Regardless of whether or not this is his last project, it is just one on a list of many accomplishments of a man who spent his life serving his fellow man and his God.
“He’s done so much in this community, I don’t think I can remember half of it,” said Melvin’s wife, Ella.
After serving in the Army Air Corps during World War II, Melvin returned to southeast Missouri and earned his degree in education from Southeastern Missouri State University (a scholarship to the university now bears his name) and then a master’s degree in education from George Peabody College in Tennessee. He served as a high school principal in Cape Girardeau for more than 40 years, spent eight years on Cape’s city council and was mayor pro tempore for a short time. He planted more than 5,000 roses and jonquil bulbs in the city’s intersections as part of a city-wide beautification campaign, and is a deacon at Lynwood Baptist Church.
Even at 80 years old, it’s hard to imagine him not taking on other, new projects, especially considering how he attacked this project with vigor and grit that would make men a quarter his age blush with shame.
“He’s the type of person who (once he) decides something has to be done, he gets on it and doesn’t give up,” Ella said. “Some people will look at a project that big and say it can’t be done. He never thinks that way. ‘We’re going to get it done,’ he says. I worry about him being out there five days a week but it’s what he loves to do.”

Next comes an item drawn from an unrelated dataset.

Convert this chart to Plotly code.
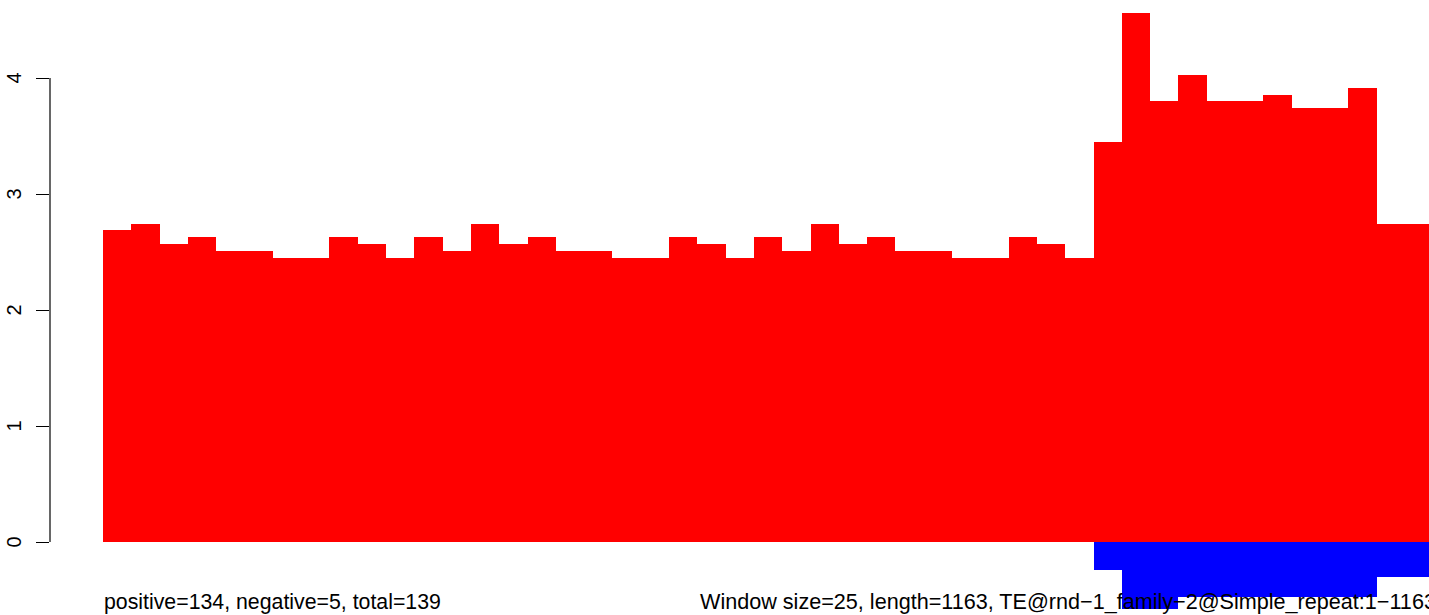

Melvin won’t admit to those five days a week. He claims it’s only three, OK, sometimes four. But regardless of the hours he’ll never get credit for, there can be no doubt among Missouri Baptists that the fully restored and resurrected Old Bethel would not be standing today if not for him, said Daughenbaugh.

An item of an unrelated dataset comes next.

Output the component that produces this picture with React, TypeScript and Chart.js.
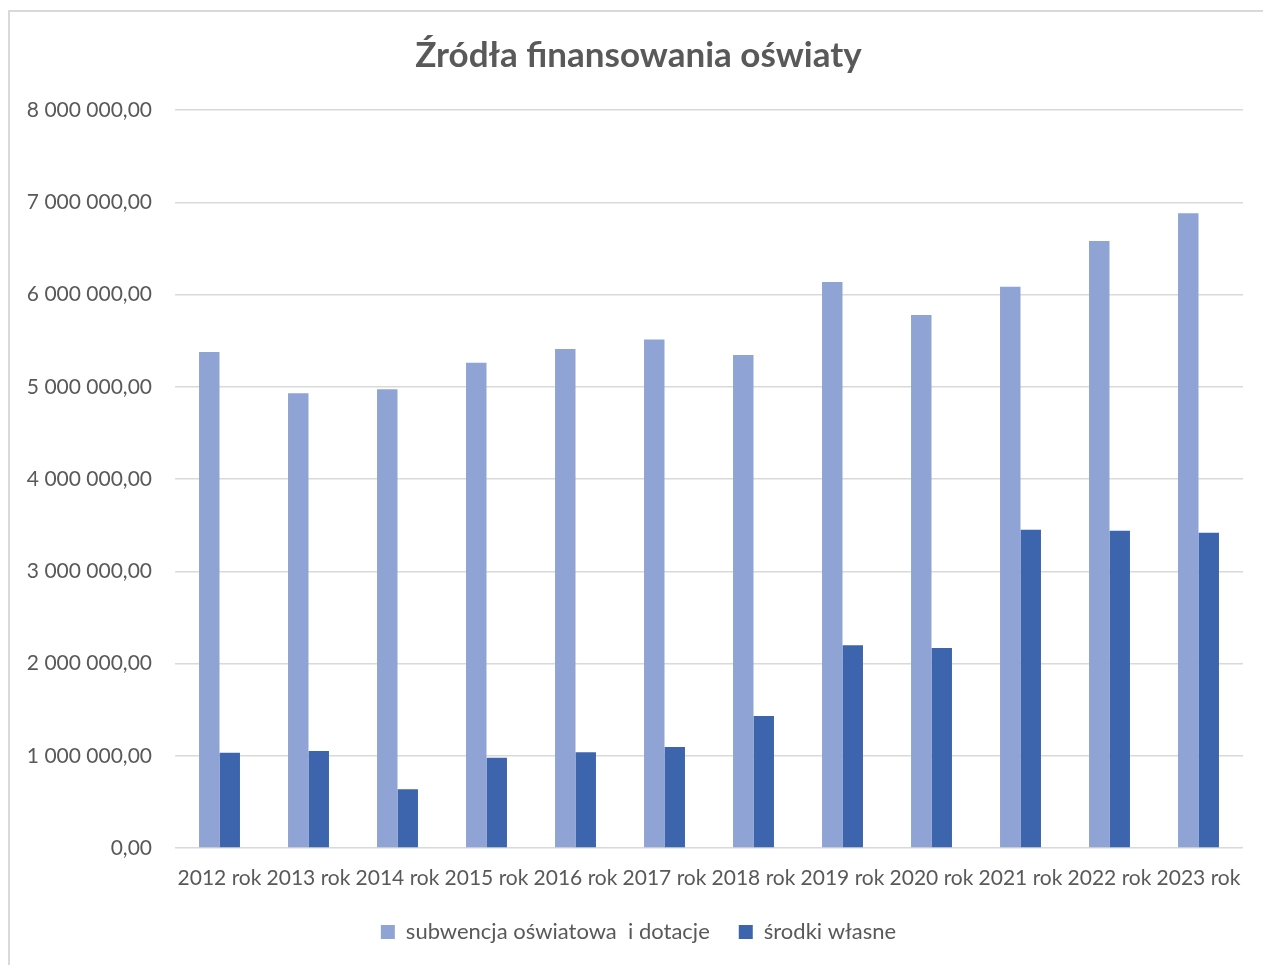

“This project ‘might have maybe someday perhaps gotten around to being completed without Melvin,” he said, “but there’s no way it could have been done so fast, so well and so far under budget. He knew the people to get the work done and has this way of inspiring people to care as much as he does.”

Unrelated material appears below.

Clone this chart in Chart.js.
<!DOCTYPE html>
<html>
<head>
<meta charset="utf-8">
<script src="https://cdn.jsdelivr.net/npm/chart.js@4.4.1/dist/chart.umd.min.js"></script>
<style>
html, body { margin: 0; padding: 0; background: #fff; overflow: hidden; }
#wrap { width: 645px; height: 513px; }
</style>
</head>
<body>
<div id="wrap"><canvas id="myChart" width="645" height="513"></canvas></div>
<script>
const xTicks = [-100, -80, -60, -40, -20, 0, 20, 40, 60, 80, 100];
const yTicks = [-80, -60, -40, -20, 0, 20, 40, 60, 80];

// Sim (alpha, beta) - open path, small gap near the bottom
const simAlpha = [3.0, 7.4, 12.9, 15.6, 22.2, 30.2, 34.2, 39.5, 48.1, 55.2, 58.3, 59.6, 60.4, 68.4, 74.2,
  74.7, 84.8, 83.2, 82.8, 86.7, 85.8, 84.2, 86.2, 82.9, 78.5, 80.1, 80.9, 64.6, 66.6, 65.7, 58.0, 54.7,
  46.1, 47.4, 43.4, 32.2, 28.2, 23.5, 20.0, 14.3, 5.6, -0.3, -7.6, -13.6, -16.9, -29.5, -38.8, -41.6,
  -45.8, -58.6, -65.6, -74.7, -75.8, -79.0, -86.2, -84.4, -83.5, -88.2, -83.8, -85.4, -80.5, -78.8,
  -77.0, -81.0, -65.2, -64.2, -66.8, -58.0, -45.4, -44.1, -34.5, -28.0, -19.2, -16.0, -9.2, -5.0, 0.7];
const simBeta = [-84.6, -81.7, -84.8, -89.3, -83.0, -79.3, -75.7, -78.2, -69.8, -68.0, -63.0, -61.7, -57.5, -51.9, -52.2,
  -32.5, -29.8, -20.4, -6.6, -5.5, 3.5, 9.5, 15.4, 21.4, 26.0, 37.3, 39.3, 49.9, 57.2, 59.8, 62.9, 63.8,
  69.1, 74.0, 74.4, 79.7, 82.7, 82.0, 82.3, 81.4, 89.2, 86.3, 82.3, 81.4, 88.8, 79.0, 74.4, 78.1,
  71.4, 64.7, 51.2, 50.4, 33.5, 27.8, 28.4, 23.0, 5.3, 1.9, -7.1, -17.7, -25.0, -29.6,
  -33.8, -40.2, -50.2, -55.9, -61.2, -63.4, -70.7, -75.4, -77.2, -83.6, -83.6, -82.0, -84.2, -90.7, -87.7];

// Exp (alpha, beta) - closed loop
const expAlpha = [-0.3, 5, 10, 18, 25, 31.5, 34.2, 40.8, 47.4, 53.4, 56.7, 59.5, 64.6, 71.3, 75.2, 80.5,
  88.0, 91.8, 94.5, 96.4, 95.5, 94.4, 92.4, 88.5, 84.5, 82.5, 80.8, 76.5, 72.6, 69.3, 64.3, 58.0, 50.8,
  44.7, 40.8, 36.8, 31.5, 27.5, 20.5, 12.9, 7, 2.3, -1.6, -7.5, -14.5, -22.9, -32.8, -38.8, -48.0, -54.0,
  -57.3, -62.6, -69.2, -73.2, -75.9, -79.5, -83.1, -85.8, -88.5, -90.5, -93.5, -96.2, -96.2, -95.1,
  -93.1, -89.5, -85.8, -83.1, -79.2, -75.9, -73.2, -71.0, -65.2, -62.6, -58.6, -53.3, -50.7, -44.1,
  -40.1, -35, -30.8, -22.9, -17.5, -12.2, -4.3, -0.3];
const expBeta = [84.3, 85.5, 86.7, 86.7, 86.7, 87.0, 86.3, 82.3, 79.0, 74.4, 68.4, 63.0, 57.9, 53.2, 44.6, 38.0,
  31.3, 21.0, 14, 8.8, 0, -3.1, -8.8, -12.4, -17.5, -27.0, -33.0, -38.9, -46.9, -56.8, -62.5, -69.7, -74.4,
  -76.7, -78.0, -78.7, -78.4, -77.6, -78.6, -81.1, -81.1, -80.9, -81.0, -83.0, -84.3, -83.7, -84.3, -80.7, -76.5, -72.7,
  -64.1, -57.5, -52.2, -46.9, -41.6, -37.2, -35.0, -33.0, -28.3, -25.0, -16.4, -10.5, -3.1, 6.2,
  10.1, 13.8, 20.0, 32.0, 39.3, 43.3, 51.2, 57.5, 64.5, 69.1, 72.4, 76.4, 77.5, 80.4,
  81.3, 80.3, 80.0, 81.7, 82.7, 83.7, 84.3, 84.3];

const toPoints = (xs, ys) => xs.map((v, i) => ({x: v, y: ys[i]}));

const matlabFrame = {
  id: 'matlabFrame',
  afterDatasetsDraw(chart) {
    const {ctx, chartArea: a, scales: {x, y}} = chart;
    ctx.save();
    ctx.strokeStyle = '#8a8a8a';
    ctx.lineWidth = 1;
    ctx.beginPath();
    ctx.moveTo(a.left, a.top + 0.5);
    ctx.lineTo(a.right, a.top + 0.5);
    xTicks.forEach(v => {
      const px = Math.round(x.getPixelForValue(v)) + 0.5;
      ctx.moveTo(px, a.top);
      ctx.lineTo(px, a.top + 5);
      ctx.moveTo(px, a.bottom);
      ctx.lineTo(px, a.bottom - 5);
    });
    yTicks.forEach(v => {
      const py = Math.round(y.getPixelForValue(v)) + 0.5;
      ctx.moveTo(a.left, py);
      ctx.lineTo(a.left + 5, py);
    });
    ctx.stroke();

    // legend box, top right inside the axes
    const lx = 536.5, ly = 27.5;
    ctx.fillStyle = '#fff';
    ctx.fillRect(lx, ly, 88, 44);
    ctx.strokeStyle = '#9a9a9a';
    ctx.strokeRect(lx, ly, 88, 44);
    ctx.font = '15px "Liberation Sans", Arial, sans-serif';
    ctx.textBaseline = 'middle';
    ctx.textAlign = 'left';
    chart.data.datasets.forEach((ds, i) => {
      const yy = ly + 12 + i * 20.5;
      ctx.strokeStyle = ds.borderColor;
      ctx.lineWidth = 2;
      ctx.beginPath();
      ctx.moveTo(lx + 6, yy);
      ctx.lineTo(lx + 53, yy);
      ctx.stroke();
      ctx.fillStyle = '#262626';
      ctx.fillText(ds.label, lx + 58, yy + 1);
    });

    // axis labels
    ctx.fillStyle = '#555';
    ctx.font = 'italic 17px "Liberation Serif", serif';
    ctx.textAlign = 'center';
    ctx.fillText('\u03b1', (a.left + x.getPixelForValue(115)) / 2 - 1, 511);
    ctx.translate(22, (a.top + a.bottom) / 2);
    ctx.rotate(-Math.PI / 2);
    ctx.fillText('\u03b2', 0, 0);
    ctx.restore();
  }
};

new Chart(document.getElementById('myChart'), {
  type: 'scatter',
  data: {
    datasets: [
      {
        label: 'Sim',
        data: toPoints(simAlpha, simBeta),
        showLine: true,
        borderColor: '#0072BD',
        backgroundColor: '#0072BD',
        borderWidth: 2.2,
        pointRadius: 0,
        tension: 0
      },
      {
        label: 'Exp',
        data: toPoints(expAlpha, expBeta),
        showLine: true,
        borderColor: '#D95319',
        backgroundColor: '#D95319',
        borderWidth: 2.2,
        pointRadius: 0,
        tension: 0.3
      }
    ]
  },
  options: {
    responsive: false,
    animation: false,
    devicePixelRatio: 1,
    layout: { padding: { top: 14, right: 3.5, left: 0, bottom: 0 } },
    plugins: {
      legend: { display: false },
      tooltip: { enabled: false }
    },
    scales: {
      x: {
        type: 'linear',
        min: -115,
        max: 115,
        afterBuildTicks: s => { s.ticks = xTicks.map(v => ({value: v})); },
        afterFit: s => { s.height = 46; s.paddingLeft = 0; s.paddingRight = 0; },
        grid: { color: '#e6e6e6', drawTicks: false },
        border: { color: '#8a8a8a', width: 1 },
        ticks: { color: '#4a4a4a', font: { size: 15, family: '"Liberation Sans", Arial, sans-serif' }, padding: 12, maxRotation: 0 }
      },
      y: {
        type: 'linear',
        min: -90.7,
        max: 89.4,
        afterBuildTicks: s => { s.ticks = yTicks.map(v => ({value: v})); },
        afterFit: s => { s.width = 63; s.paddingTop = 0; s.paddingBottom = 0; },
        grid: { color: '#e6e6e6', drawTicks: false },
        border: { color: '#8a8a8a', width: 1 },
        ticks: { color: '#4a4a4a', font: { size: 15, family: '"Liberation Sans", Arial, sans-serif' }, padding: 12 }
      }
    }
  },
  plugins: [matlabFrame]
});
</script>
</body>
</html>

Joanna Perkins, the MBHC archivist, has worked closely with Gateley on the Old Bethel project.
“Melvin has been unfailing in his dedication to the rebuilding of this church,” she said. “This is a heart dream for him. He’s an amazingly hard worker.”
Gateley’s humility is just as noticeable as his drive.
“He doesn’t care for any honors,” said Ella. “I say he deserves it, but he’d say no, he did it for the Lord. If there’s anything he can do to further God’s kingdom, that’s his calling.”
Now, 201 years after the congregation first met and formed Bethel Baptist, Gateley is scheduled to see the fruits of his literal labor with the dedication of the rebuilt structure, complete with a protective awning and a beautiful sprawling garden of rose bushes, which he, of course, planted in his spare time. The ceremony is scheduled to take place 9 a.m., Aug. 18, just outside Jackson, only three days before he turns 81. The occasion is such a momentous event in Missouri and Southern Baptist history that Gov. Matt Blunt is scheduled to speak, along with Frank Page, the president of the Southern Baptist Convention. The interim executive director of the MBC, David Tolliver, and John Marshall, pastor of Second Baptist in Springfield, are also scheduled to speak.
While the ceremony will honor those believers who founded this church and the God who has so richly blessed their efforts even through today, Missouri Baptists can afford to give Melvin Gateley a pat on the back.
“With every project of this sort, a ‘Nehemiah’ is needed,” Tolliver said. “Someone who is willing to humbly serve, committed to the task, and will not leave until the work is finished. Melvin has certainly been ‘Nehemiah’ in this project. Thank you, Melvin Gateley.”
“Old Bethel was a light in the land of darkness,” he said. “I just want people to come here and walk being reminded of the light of our wonderful savior. To God be the glory. That sums it up for me.”